Siluria unveils new commercial technology to make liquid fuels from gas
Siluria Technologies has unveiled a first-of-its-kind development unit for producing liquid fuels from natural gas, based on Siluria's proprietary oxidative coupling of methane (OCM) and ethylene-to-liquid (ETL) technologies.
The announcement was made during a ceremony this week at Siluria's new facility in Hayward, California, which began operations in November 2013.
"The successful scale-up of a commercially-ready process for producing fuels from natural gas represents another key milestone in our strategy," said Siluria CEO Ed Dineen. "We have already demonstrated how our technology can be employed to produce gasoline, an achievement that paves the way for first commercial facilities producing liquid fuels in the 2017 timeframe."
Attending the ribbon cutting ceremony was US Congressman Eric Swalwell of California's 15th District, Hayward Mayor Michael Sweeney and other local officials.
"Siluria Technologies is performing innovative work to enable the production of cleaner transportation fuels by taking advantage of our nation's abundant natural gas and renewable methane," said Congressman Swalwell. "This is exciting technology that can help create jobs, bolster our energy independence and benefit the environment and American consumers."
Siluria's OCM and ETL technologies form a process for transforming methane -- the principle ingredient in natural gas and renewable methane -- into gasoline, diesel, jet fuel and other liquid fuels.
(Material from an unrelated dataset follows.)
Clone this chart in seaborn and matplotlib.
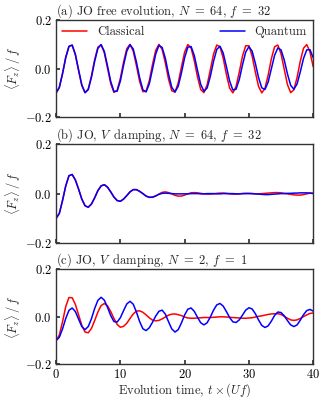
import numpy as np
import matplotlib
matplotlib.use("Agg")
import matplotlib.pyplot as plt
import seaborn as sns

t = np.linspace(0, 40, 81)

a_classical = [
    -0.100, -0.077, -0.020, 0.047, 0.092, 0.096, 0.056, -0.009, -0.070, -0.099,
    -0.084, -0.030, 0.037, 0.088, 0.098, 0.065, 0.002, -0.062, -0.098, -0.089,
    -0.040, 0.027, 0.082, 0.100, 0.072, 0.012, -0.053, -0.095, -0.093, -0.050,
    0.017, 0.075, 0.100, 0.079, 0.023, -0.044, -0.091, -0.097, -0.059, 0.006,
    0.068, 0.099, 0.085, 0.033, -0.034, -0.086, -0.099, -0.067, -0.005, 0.060,
    0.097, 0.090, 0.043, -0.024, -0.080, -0.100, -0.074, -0.015, 0.051, 0.094,
    0.094, 0.052, -0.014, -0.073, -0.100, -0.081, -0.026, 0.041, 0.090, 0.097,
    0.061, -0.003, -0.066, -0.099, -0.087, -0.036, 0.031, 0.084, 0.099, 0.069,
    0.008]
a_quantum = [
    -0.100, -0.078, -0.021, 0.045, 0.091, 0.097, 0.059, -0.005, -0.067, -0.099,
    -0.087, -0.036, 0.030, 0.083, 0.099, 0.071, 0.011, -0.053, -0.094, -0.093,
    -0.051, 0.014, 0.072, 0.098, 0.081, 0.027, -0.038, -0.087, -0.096, -0.063,
    -0.002, 0.060, 0.095, 0.087, 0.042, -0.023, -0.077, -0.096, -0.073, -0.018,
    0.045, 0.088, 0.091, 0.054, -0.007, -0.065, -0.093, -0.080, -0.032, 0.030,
    0.079, 0.092, 0.064, 0.008, -0.051, -0.088, -0.085, -0.045, 0.015, 0.068,
    0.090, 0.072, 0.022, -0.037, -0.079, -0.086, -0.055, 0.000, 0.055, 0.085,
    0.077, 0.035, -0.022, -0.069, -0.085, -0.063, -0.013, 0.042, 0.077, 0.078,
    0.045]

b_classical = [
    -0.100, -0.080, -0.028, 0.031, 0.072, 0.077, 0.055, 0.018, -0.022, -0.049,
    -0.055, -0.042, -0.017, 0.012, 0.031, 0.036, 0.026, 0.007, -0.014, -0.028,
    -0.031, -0.022, -0.008, 0.007, 0.016, 0.016, 0.009, 0.000, -0.010, -0.015,
    -0.015, -0.010, -0.002, 0.005, 0.007, 0.004, -0.001, -0.007, -0.010, -0.010,
    -0.006, -0.001, 0.003, 0.004, 0.003, 0.001, -0.001, -0.002, -0.002, -0.001,
    0.001, 0.002, 0.002, 0.001, -0.001, -0.002, -0.002, -0.001, 0.000, 0.001,
    0.001, 0.000, -0.001, -0.001, 0.000, 0.001, 0.002, 0.003, 0.004, 0.004,
    0.003, 0.001, -0.001, -0.003, -0.005, -0.006, -0.006, -0.004, -0.001, 0.002,
    0.002]
b_quantum = [
    -0.100, -0.080, -0.028, 0.031, 0.072, 0.077, 0.055, 0.018, -0.022, -0.049,
    -0.055, -0.042, -0.017, 0.012, 0.031, 0.036, 0.026, 0.007, -0.014, -0.028,
    -0.031, -0.022, -0.008, 0.007, 0.016, 0.016, 0.009, 0.000, -0.010, -0.015,
    -0.014, -0.009, -0.003, 0.001, 0.002, 0.001, 0.000, -0.001, -0.001, -0.001,
    -0.001, -0.001, 0.000, 0.000, 0.000, -0.001, -0.001, 0.000, 0.000, 0.000,
    -0.001, -0.001, 0.000, 0.000, 0.000, 0.000, -0.001, -0.001, 0.000, 0.000,
    0.000, 0.000, -0.001, -0.002, -0.003, -0.004, -0.004, -0.003, -0.002, -0.001,
    0.000, 0.000, 0.001, 0.001, 0.002, 0.002, 0.003, 0.003, 0.003, 0.002,
    0.000]

c_classical = [
    -0.100, -0.077, -0.021, 0.043, 0.081, 0.080, 0.052, 0.008, -0.036, -0.064,
    -0.067, -0.049, -0.016, 0.020, 0.047, 0.056, 0.046, 0.022, -0.007, -0.032,
    -0.044, -0.040, -0.027, -0.007, 0.012, 0.024, 0.025, 0.019, 0.008, -0.004,
    -0.014, -0.017, -0.015, -0.009, -0.001, 0.007, 0.011, 0.012, 0.009, 0.005,
    -0.001, -0.005, -0.006, -0.006, -0.005, -0.004, -0.003, -0.003, -0.003, -0.002,
    -0.001, 0.000, 0.000, -0.001, -0.002, -0.003, -0.004, -0.005, -0.006, -0.006,
    -0.005, -0.004, -0.001, 0.002, 0.004, 0.007, 0.010, 0.012, 0.013, 0.013,
    0.010, 0.002, -0.006, -0.013, -0.015, -0.013, -0.007, 0.001, 0.008, 0.014,
    0.016]
c_quantum = [
    -0.100, -0.086, -0.051, -0.007, 0.027, 0.037, 0.022, -0.010, -0.041, -0.054,
    -0.041, -0.008, 0.035, 0.069, 0.082, 0.070, 0.040, 0.005, -0.020, -0.022,
    -0.004, 0.026, 0.054, 0.065, 0.053, 0.020, -0.020, -0.050, -0.058, -0.046,
    -0.023, 0.003, 0.023, 0.028, 0.011, -0.021, -0.051, -0.064, -0.054, -0.026,
    0.008, 0.032, 0.037, 0.023, -0.002, -0.025, -0.034, -0.025, -0.001, 0.028,
    0.050, 0.056, 0.045, 0.022, -0.003, -0.021, -0.024, -0.013, 0.007, 0.028,
    0.038, 0.033, 0.013, -0.013, -0.036, -0.045, -0.038, -0.018, 0.006, 0.020,
    0.018, 0.004, -0.016, -0.034, -0.041, -0.034, -0.014, 0.009, 0.026, 0.031,
    0.024]

titles = [
    r"(a) JO free evolution, $N\ =\ 64$, $f\ =\ 32$",
    r"(b) JO, $V\,$ damping, $N\ =\ 64$, $f\ =\ 32$",
    r"(c) JO, $V\,$ damping, $N\ =\ 2$, $f\ =\ 1$",
]
panels = [(a_classical, a_quantum), (b_classical, b_quantum), (c_classical, c_quantum)]

FS = 9

# --- style ---
sns.set_theme(style="ticks")
plt.rcParams.update({
    "font.family": "serif",
    "font.serif": ["cmr10"],
    "mathtext.fontset": "cm",
    "axes.formatter.use_mathtext": True,
    "font.size": FS,
    "xtick.labelsize": FS,
    "ytick.labelsize": FS,
    "axes.labelsize": FS,
    "axes.titlesize": FS,
    "legend.fontsize": FS,
    "axes.edgecolor": "0.2",
    "axes.linewidth": 1.0,
    "xtick.direction": "in",
    "ytick.direction": "in",
    "xtick.major.size": 3,
    "ytick.major.size": 3,
    "xtick.major.pad": 2.5,
    "ytick.major.pad": 3,
    "xtick.color": "0.2",
    "ytick.color": "0.2",
    "xtick.labelcolor": "black",
    "ytick.labelcolor": "black",
})

fig = plt.figure(figsize=(3.3, 4.0), dpi=100)
boxes = [(0.170, 0.707, 0.779, 0.243),
         (0.170, 0.392, 0.779, 0.248),
         (0.170, 0.089, 0.779, 0.238)]

for i, (box, (cl, qu), title) in enumerate(zip(boxes, panels, titles)):
    ax = fig.add_axes(box)
    sns.lineplot(x=t, y=cl, ax=ax, color="red", lw=1.1, label="Classical", estimator=None)
    sns.lineplot(x=t, y=qu, ax=ax, color="blue", lw=1.1, label="Quantum", estimator=None)
    ax.set_xlim(0, 40)
    ax.set_ylim(-0.2, 0.2)
    ax.set_xticks([0, 10, 20, 30, 40])
    ax.set_yticks([-0.2, 0.0, 0.2])
    ax.yaxis.set_major_formatter(matplotlib.ticker.FormatStrFormatter(r"$%.1f$"))
    ax.set_ylabel(r"$\langle F_z \rangle\, /\, f$", labelpad=1)
    ax.set_title(title, loc="left", pad=2)
    if i < 2:
        ax.tick_params(labelbottom=False)
    else:
        ax.set_xlabel(r"Evolution time, $t \times (Uf)$", labelpad=0.5)
    if i == 0:
        ax.legend(loc="upper left", bbox_to_anchor=(0, 1, 1, 0), mode="expand",
                  ncol=2, frameon=False, borderaxespad=0.1, handlelength=2.0)
    else:
        ax.get_legend().remove()

fig.savefig("out.png", dpi=100)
Unlike many of the high-temperature, high-pressure cracking processes used to produce fuels and chemicals, Siluria's process employs catalytic processes to create longer-chain, higher-value materials, thereby lowering operating costs and capital.
At commercial scale, Siluria's process will enable refiners and fuel manufacturers to produce transportation fuels that cost considerably less than modern petroleum-based fuels, while reducing overall emissions of NOx, sulfur and particulate matter, according to the company. Siluria adds that fuels made with its processes are also compatible with existing vehicles, pipelines and other infrastructure and can be integrated into global supply chains.
Earlier this year, Siluria announced that it will build an OCM demonstration plant at Braskem's site in La Porte, Texas. Braskem is one of the leading producers of ethylene and plastics in the Americas. Siluria and Braskem have also entered into a relationship to explore commercialization of this technology. The OCM demonstration plant will begin operations later this year.
Siluria says its Hayward ETL facility and the La Porte OCM demonstration plant are the last scale-up steps prior to full commercialization of Siluria's technology platform.
Siluria notes that it plans to deploy its technology in a range of commercial settings, including existing ethylene producing plants, at ethylene consuming sites, upstream gas monetization, natural gas midstream plants, as well as world-scale deployments.